The other situation is when the count clock of the watchdog timer is stopped in standby mode. In this case, there is not such a big problem with the standby release timing, but the system relies on the functions of the watchdog timer to prevent deadlocks.
It is therefore necessary to precheck carefully what will happen to the watchdog timer in standby mode.
- Problems when the system operates on a combination of operating clocks
We have described the three main standby modes, but it must also be noted that many new microcontrollers have clocks that operate on on-chip oscillators (depending on the device, there may be multiple oscillators, the oscillation of which may or may not be able to be stopped).
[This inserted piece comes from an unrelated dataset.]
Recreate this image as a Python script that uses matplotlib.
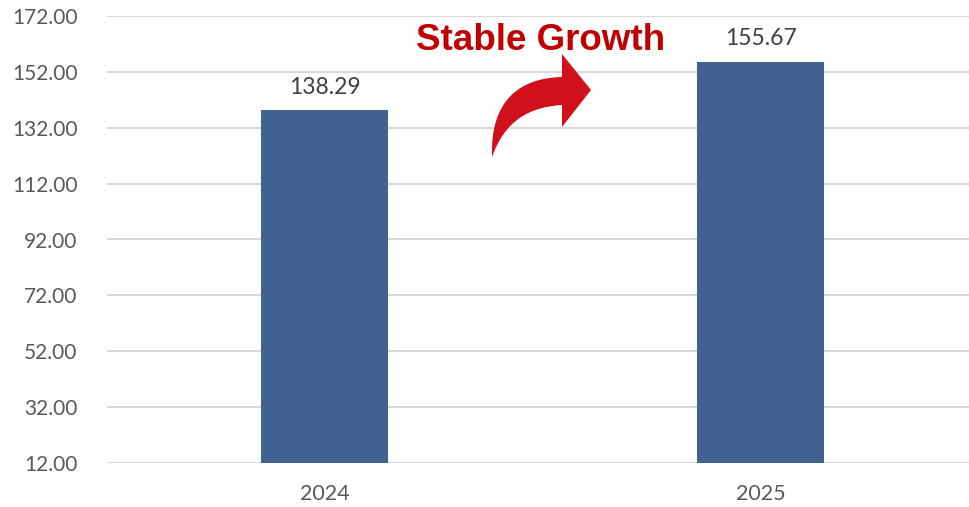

In these microcontrollers, the standby mode to be used and the method of entering that mode differ depending on the clock on which the microcontroller is operating. For example, oscillation of the main clock can be stopped by executing the STOP instruction while the system is operating on the main clock, but if the system is operating on another clock, the STOP instruction cannot be used. In this case, standby must be controlled by a register setting.
Also, when the clock is switched, standby must be controlled in conjunction with clock oscillation. If oscillation of the main clock is specified to resume while the system is operating on the subclock, if the operating clock is switched immediately from the subclock to the main clock, a hangup may occur because the system will try to operate on a clock that is not oscillating normally. (If clock oscillation is stopped due to execution of the STOP instruction, the oscillation stabilization time required when standby is released by interrupt can be secured by hardware, but if oscillation has been set to resume via the program, be sure to secure the required oscillation stabilization time using software.)
Keeping these points in mind, we wish you luck in achieving your power-saving targets.